Following are some of the low-carbon initiatives that could be implemented in Malaysia:

  • Invest in reducing the cost of existing low-carbon energy-efficient technologies such as solar, wind and bio-energy;
  • Introduce new performance-based targets and incentive systems, such as tax exemption for low-carbon vehicles for the transport sector;
  • Introduce retail sales of biofuels such as ethanol in urban and rural markets;
  • Introduce new market-based incentives for restoring degraded forests and increase the penalty for illegal logging;
  • Reduce the tariff rate for low-carbon environmental goods and services and strengthen intellectual property regimes;
  • Introduce reforestation to regulate water flows, act as barriers against storm surges and protect against erosion and mudslides; 
  • Introduce budgetary reforms with a gradual increase in energy taxes or carbon pricing; and
  • Introduce performance-based tax incentive systems for achieving sectoral emission targets.

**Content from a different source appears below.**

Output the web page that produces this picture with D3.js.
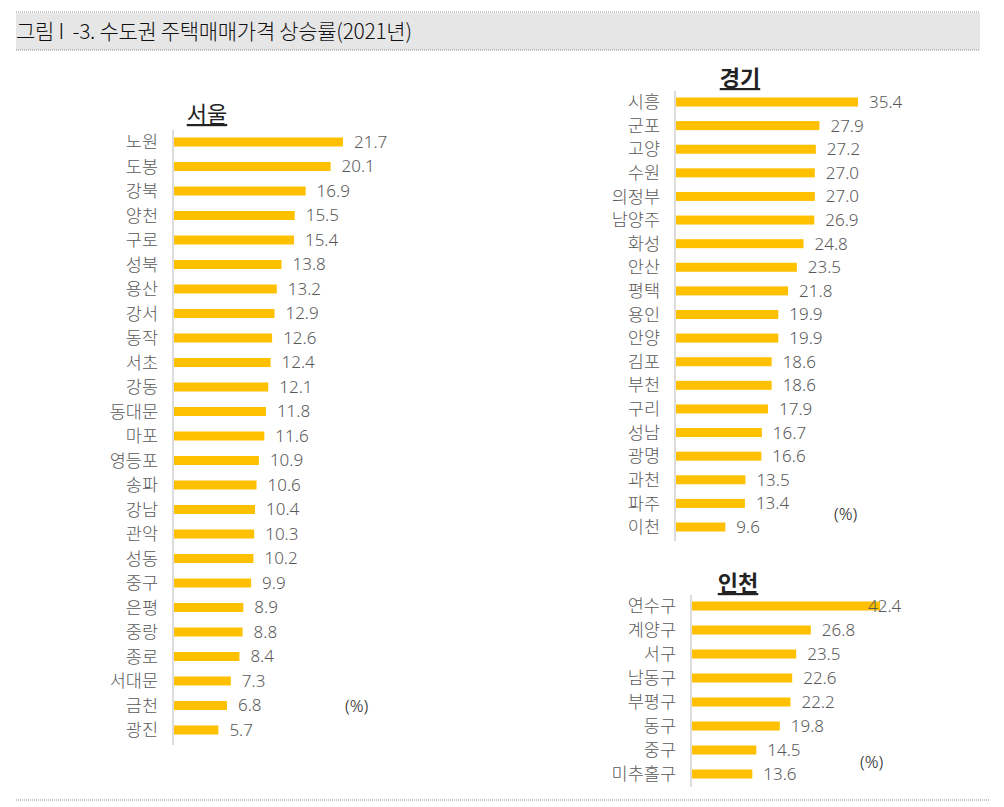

For Malaysian youths to reap the benefits of climate change adaptation through employment, EMIR Research has several policy recommendations for the government to consider:

  1. The ministries of industrial development, rural development, tourism, cultural and environment, and agriculture and fisheries could organise a joint meeting and utilise natural resources advantage of the country to create more green jobs for the benefits of its youths. These ministries also could collaborate with industry players so that the skillsets among young Malaysians would match the current industry needs;
  2. The Ministry of Works (KKR) could develop climate-resilient infrastructure to generate youth employment opportunities besides protecting individuals and communities against natural hazards. For instance, irrigation infrastructure could limit the changing rain patterns on crops. Investment in the infrastructure for the conservation, treatment and supply of water is required, increasing both the number and quality of jobs in the country; 
  3. The Ministry of Youth and Sports (MOYS) and Ministry of Environment and Water (MOEW) could organise youth dialogues with youth associations in Malaysia, enabling youth voices to heard at all levels of Government, on company boards and in multilateral organisations. In turn, it would foster an intergenerational transfer of experience, knowledge and skills, serve as a bridge-builder against societal functions and decrease youth frustration; 
  4. The same ministries could partner with the private sector to develop virtual apprenticeship, internship and upskilling programmes together where its youth would have the opportunity to acquire necessary technical skills besides securing a job in the renewable sector;
  5. The same ministries could make climate action more accessible and inclusive by moving the conversation beyond urban centres, encouraging youths from rural and lower-income families to participate; and
  6. The federal government perhaps could allocate funding to conduct Research and Development (R&D) in the area of climate change adaptation with the state governments and local authorities, promoting green work among Malaysian youths.

When the current administration utilises young people’s potential as powerful change agents, Malaysia could reimagine a greener and more sustainable future through green job creation.